What is expected: Only the lines from the one containing "Recreate this image" through the one containing "ax = fig.add_axes([0.088, 0.176, 0.863, 0.764])" are wanted. Give them again exactly, both ends included.

Record set:
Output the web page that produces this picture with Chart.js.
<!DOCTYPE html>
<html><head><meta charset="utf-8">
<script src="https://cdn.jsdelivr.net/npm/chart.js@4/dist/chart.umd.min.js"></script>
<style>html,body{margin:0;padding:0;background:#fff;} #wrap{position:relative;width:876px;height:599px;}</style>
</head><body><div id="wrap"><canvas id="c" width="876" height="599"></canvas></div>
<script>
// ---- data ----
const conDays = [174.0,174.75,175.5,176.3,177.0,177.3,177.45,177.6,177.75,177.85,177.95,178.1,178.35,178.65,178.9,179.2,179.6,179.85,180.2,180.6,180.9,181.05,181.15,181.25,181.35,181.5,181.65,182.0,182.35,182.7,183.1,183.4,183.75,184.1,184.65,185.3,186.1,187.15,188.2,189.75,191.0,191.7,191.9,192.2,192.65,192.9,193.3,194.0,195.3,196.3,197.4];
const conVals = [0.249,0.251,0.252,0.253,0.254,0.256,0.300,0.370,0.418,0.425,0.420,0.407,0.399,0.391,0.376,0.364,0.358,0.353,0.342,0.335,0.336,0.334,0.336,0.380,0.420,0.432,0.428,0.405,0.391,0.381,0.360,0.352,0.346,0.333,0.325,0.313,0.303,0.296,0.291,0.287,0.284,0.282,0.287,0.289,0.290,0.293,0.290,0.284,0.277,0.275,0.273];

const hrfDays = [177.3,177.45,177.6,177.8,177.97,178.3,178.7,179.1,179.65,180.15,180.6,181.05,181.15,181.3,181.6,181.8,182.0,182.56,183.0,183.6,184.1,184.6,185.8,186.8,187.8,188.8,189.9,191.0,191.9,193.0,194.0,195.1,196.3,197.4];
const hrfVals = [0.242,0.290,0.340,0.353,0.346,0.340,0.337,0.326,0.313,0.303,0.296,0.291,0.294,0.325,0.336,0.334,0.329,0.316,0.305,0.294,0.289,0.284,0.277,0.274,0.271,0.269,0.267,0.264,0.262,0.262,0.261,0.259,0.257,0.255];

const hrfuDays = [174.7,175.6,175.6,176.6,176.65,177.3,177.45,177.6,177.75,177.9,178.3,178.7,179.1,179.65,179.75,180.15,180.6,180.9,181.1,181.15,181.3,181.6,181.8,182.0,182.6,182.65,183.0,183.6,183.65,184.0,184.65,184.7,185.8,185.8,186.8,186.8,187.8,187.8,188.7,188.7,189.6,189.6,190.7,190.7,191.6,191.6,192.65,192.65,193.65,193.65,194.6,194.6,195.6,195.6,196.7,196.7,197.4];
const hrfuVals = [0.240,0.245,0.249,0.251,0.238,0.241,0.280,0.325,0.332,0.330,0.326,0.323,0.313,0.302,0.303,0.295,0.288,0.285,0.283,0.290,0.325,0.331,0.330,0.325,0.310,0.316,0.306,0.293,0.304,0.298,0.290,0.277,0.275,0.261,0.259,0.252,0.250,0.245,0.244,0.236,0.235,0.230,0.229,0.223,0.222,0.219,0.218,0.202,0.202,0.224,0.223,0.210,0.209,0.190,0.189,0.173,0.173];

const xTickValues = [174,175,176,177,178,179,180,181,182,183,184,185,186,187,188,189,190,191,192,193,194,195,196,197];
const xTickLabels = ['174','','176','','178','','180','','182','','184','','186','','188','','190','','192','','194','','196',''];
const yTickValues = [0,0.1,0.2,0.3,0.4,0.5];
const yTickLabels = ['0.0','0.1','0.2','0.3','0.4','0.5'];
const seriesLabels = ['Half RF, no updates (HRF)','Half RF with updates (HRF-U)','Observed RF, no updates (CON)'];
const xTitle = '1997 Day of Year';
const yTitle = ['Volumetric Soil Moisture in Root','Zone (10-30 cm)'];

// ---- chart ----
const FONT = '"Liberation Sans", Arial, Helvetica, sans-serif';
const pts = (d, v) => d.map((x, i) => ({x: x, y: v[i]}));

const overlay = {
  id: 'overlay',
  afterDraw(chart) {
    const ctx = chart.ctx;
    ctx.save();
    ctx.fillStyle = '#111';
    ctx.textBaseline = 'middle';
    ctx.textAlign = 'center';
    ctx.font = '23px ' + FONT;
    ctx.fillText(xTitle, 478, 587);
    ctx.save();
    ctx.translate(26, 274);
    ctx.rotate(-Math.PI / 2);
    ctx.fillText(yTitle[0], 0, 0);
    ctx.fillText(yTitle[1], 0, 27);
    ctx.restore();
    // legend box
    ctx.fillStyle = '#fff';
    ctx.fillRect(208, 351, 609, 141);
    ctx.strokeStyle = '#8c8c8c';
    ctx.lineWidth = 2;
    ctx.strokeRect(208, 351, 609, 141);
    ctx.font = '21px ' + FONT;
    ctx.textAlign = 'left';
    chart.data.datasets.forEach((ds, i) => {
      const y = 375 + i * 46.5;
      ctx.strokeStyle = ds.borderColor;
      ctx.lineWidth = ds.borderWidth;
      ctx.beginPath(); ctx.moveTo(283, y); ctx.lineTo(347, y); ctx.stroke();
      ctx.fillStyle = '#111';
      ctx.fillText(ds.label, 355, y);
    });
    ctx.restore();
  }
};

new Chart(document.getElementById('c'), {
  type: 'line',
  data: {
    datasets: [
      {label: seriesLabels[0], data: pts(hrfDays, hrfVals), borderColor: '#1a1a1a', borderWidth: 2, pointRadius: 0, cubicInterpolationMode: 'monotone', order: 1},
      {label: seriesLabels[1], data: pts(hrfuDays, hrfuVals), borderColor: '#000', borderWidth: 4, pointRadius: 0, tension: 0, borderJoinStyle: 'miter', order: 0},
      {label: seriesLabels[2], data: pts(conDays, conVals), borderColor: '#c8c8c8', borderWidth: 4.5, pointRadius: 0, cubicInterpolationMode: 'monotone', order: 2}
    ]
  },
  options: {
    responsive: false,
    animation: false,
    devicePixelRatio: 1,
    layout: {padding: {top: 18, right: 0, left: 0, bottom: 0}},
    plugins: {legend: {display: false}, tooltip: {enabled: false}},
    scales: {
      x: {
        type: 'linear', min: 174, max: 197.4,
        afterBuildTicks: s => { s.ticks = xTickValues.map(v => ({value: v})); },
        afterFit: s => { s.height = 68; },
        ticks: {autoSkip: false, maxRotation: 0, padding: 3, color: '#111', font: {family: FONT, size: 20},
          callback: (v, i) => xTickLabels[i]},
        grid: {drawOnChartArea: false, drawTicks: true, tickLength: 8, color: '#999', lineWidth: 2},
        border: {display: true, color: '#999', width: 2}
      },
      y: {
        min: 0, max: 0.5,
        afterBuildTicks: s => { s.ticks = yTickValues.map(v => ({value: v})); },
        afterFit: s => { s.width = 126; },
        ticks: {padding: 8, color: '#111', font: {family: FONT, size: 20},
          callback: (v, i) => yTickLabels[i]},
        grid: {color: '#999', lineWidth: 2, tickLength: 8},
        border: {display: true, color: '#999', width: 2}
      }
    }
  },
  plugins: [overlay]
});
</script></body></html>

* * *

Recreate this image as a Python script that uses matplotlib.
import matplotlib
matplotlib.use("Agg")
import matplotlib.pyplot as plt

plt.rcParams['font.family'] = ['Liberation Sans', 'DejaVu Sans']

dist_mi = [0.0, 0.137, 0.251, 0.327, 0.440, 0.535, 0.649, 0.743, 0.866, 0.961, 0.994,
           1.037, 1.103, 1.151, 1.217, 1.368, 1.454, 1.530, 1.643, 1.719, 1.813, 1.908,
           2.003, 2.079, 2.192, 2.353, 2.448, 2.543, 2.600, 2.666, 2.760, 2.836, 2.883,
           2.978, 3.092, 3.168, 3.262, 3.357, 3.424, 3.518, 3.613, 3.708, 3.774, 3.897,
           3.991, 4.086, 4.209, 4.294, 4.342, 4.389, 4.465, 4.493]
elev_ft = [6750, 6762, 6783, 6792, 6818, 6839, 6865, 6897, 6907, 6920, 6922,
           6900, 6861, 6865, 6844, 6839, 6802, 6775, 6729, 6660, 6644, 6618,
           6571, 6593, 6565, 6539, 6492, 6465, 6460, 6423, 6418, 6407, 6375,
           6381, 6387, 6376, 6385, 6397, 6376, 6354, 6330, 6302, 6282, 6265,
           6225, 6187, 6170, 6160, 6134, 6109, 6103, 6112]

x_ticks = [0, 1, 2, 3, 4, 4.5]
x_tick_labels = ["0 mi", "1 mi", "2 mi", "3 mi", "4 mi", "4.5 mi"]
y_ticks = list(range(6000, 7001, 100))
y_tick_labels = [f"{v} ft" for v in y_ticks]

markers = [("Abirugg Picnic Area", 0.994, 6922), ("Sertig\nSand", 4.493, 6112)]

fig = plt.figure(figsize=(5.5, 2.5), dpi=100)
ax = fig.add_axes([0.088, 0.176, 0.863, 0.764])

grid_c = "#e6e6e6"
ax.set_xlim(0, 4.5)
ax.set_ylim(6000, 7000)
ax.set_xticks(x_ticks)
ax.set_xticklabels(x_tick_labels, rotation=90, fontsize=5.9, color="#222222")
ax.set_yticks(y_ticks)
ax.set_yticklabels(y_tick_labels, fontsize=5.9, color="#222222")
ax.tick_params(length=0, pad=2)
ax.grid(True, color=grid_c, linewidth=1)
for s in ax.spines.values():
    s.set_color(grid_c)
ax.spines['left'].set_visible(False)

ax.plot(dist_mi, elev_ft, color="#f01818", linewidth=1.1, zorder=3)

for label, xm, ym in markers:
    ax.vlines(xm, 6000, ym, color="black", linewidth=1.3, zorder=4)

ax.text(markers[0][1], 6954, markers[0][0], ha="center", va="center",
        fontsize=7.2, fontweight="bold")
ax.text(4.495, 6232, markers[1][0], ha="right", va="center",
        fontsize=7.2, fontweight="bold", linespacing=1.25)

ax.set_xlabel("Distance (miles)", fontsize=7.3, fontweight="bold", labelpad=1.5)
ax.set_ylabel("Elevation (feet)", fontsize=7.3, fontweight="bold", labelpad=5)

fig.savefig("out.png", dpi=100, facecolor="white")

...

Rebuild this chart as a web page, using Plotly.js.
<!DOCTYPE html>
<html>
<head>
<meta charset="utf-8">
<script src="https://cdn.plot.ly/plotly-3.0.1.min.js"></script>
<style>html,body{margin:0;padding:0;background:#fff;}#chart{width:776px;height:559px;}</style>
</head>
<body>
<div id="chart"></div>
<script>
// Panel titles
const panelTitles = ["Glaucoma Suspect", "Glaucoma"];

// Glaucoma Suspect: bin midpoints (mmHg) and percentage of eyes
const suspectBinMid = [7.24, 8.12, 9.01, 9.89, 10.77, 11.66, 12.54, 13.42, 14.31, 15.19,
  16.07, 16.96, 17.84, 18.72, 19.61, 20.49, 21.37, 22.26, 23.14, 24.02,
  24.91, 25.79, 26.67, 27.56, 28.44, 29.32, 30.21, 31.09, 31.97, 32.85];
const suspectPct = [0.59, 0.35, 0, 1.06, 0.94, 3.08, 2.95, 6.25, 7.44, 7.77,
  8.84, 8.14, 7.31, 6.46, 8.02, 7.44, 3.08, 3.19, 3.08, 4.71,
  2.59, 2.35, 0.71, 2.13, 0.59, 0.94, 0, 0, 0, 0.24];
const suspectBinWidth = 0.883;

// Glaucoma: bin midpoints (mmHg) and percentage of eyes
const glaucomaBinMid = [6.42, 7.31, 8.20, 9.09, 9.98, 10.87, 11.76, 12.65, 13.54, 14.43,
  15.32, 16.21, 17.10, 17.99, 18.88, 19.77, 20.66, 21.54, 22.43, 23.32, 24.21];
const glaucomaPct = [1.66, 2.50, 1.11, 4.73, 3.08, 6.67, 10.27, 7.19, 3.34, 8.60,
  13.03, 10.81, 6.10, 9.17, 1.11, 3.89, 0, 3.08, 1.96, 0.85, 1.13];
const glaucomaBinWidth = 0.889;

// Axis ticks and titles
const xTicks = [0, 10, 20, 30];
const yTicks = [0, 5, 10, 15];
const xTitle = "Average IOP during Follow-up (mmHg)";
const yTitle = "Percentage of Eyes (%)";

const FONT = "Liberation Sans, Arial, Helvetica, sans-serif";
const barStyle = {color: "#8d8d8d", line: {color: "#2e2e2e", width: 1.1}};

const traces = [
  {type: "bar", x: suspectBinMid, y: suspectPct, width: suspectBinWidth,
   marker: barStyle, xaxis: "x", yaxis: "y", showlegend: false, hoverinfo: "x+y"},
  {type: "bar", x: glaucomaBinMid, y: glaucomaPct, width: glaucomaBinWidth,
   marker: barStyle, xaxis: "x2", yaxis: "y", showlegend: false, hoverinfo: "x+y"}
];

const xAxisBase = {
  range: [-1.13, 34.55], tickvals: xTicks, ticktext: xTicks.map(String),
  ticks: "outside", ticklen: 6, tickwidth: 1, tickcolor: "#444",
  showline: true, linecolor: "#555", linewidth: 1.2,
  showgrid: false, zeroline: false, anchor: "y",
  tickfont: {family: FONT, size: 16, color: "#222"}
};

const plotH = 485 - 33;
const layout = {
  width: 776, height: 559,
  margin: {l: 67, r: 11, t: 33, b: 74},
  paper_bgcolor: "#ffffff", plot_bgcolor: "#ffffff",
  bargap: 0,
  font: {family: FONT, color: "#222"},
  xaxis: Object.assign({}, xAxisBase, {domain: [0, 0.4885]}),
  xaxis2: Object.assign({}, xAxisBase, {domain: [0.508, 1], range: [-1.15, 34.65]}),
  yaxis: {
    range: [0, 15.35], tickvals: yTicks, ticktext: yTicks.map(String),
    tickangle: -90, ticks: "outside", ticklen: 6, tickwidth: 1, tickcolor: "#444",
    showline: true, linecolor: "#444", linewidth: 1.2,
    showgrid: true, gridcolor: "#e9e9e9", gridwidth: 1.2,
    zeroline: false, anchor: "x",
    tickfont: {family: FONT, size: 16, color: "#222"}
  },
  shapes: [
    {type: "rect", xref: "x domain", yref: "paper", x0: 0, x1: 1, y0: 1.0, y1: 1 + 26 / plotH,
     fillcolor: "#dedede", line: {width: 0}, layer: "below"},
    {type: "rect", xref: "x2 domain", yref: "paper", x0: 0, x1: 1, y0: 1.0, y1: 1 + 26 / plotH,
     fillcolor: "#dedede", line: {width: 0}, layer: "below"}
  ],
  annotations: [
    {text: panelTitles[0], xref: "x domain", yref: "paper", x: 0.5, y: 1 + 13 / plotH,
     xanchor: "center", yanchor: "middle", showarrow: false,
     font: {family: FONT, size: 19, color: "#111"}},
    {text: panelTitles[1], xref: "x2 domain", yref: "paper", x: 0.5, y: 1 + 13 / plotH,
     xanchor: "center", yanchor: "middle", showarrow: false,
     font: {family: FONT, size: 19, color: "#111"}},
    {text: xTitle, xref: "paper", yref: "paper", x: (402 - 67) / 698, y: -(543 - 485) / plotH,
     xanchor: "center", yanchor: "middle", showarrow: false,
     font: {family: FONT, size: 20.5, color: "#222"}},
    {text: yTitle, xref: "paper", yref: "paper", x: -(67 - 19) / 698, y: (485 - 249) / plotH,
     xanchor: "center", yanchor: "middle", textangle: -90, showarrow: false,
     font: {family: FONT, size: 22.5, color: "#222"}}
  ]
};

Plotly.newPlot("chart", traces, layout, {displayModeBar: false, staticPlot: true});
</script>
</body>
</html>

Result of the exercise:
Recreate this image as a Python script that uses matplotlib.
import matplotlib
matplotlib.use("Agg")
import matplotlib.pyplot as plt

plt.rcParams['font.family'] = ['Liberation Sans', 'DejaVu Sans']

dist_mi = [0.0, 0.137, 0.251, 0.327, 0.440, 0.535, 0.649, 0.743, 0.866, 0.961, 0.994,
           1.037, 1.103, 1.151, 1.217, 1.368, 1.454, 1.530, 1.643, 1.719, 1.813, 1.908,
           2.003, 2.079, 2.192, 2.353, 2.448, 2.543, 2.600, 2.666, 2.760, 2.836, 2.883,
           2.978, 3.092, 3.168, 3.262, 3.357, 3.424, 3.518, 3.613, 3.708, 3.774, 3.897,
           3.991, 4.086, 4.209, 4.294, 4.342, 4.389, 4.465, 4.493]
elev_ft = [6750, 6762, 6783, 6792, 6818, 6839, 6865, 6897, 6907, 6920, 6922,
           6900, 6861, 6865, 6844, 6839, 6802, 6775, 6729, 6660, 6644, 6618,
           6571, 6593, 6565, 6539, 6492, 6465, 6460, 6423, 6418, 6407, 6375,
           6381, 6387, 6376, 6385, 6397, 6376, 6354, 6330, 6302, 6282, 6265,
           6225, 6187, 6170, 6160, 6134, 6109, 6103, 6112]

x_ticks = [0, 1, 2, 3, 4, 4.5]
x_tick_labels = ["0 mi", "1 mi", "2 mi", "3 mi", "4 mi", "4.5 mi"]
y_ticks = list(range(6000, 7001, 100))
y_tick_labels = [f"{v} ft" for v in y_ticks]

markers = [("Abirugg Picnic Area", 0.994, 6922), ("Sertig\nSand", 4.493, 6112)]

fig = plt.figure(figsize=(5.5, 2.5), dpi=100)
ax = fig.add_axes([0.088, 0.176, 0.863, 0.764])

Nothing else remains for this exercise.